Wednesday, March 29, 2006

An End to Food Waste

Two weeks ago on our TO DO list, we started to reduce plastic bags in our lives. Why not? Who needs them? Thanks to Janer and Red Jane for their comments on recycling bags and batteries, as well as good deals on florescent bulbs. Dominion grocery store happily accepts used plastic bags. I’m sure others do as well. Just ask.

Now that we are all doing our bit to reduce those ubiquitous bags, I thought I’d add a few words about the so called ‘crisper’ in our fridges, you know that place where we store our produce. I call it the ‘rotter.’ The place where healthy fruits and vegetables go to wilt, rot and die. It sounds terrible and it is. Let’s do our bit to stop it.
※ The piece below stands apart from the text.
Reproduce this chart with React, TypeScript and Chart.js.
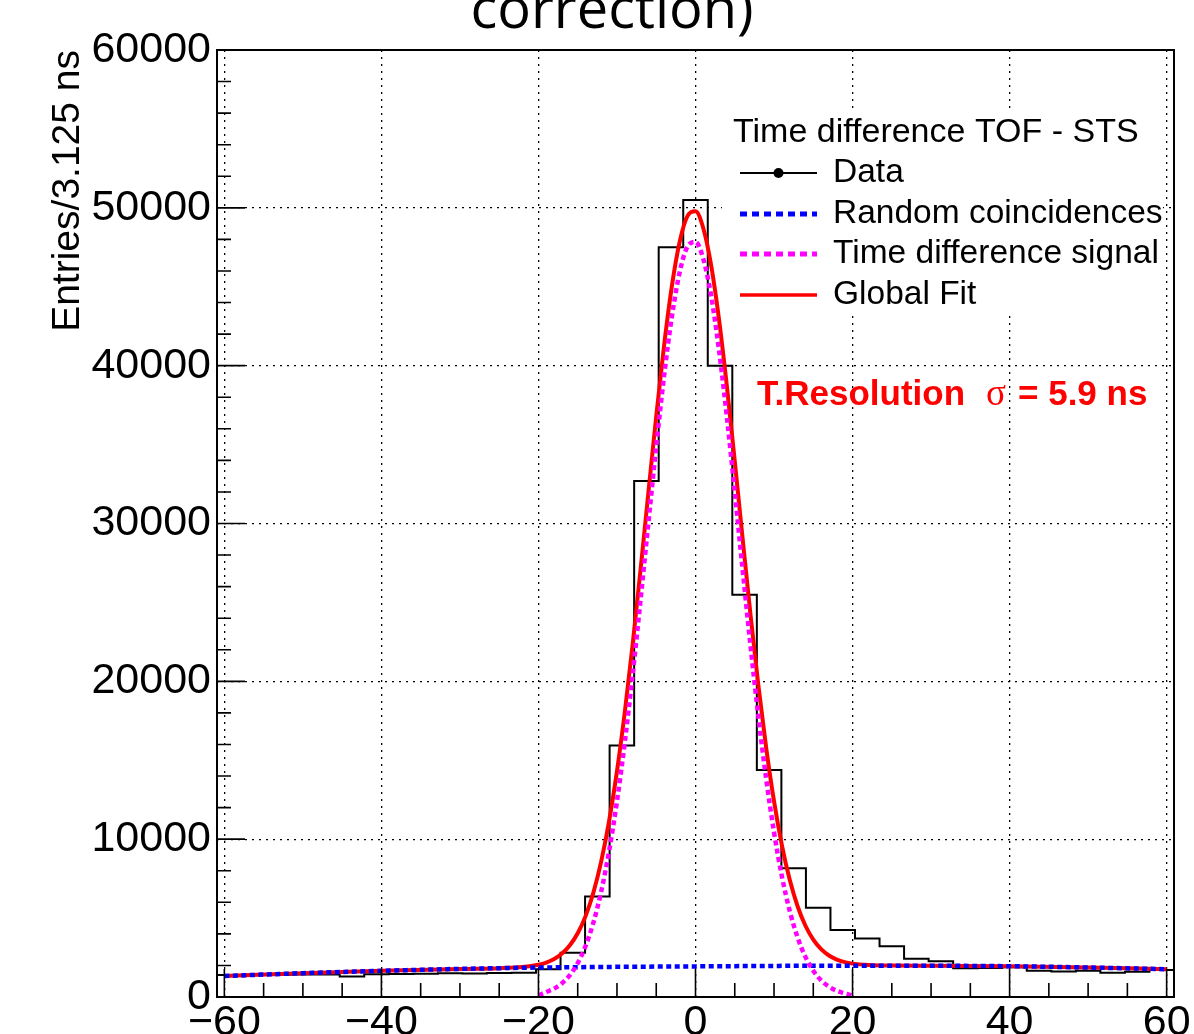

Wonderful People Doing Fabulous Things
Californians are doing it for themselves.

TO Do This Week

Food Waste
Don’t you just hate throwing out rotting veggies and fruit, and slimy left overs? It’s such a waste. Jane and I had gotten into the ridiculous habit of over buying. Really, it’s such bad planning.

To Do - I encourage all of us to stop the needless decay of our fruits and vegetables, dairy and leftovers. This week, before you do your shopping, get into the habit of assessing the remaining produce and other volatile food in your fridge and plan on meals that use them. Need some menu ideas? Check out Epicurious, All Recipes or VegWeb, which are online recipe databases. Input your ingredients and see what menus this site comes up with.

What’s the Big Deal - Throwing out food is a waste of energy (hello GHG emissions), water and money. According to a 2004 study from the University of Arizona, Americans throw out 14% of their food purchases. That amounts to $590 per year. But get this…forty to fifty per cent of all food ready for harvest never gets eaten. This waste is part of our consumption, impacting on the amount of land, water, fertilizers and pesticides used to produce all this food. The use of water in food production is mind-boggling. According to the Union of Concerned Scientists, for every dollar you spend on fruits, vegetables and grains, 2355 liters or 622 gallons of water has been used.

Another ominous problem is global soil degradation. According to David Suzuki in The Sacred Balance, it takes an average of 500 years to build 2.5 centimetres of topsoil. We are losing 23 billion tonnes of new soil production a year, or 0.7 percent of the world’s soil, thanks in part to industrial farming.

“At that rate, when my fourteen-year-old daughter reaches her sixtieth birthday, more than 30 percent of the world’s current supplies of topsoil will be gone, but humankind’s numbers will have doubled,” says Suzuki.

What’s more, think of the packaging and transportation required to deliver the food from the farm to you. The annual GHG price tag on producing, processing, packaging and distributing food for a family of four is four tonnes.

What if everyone consumed only what they needed? More pointedly, what if you and I consumed only what we needed? I could go on about organic food too – but I’ll get into that at a later time.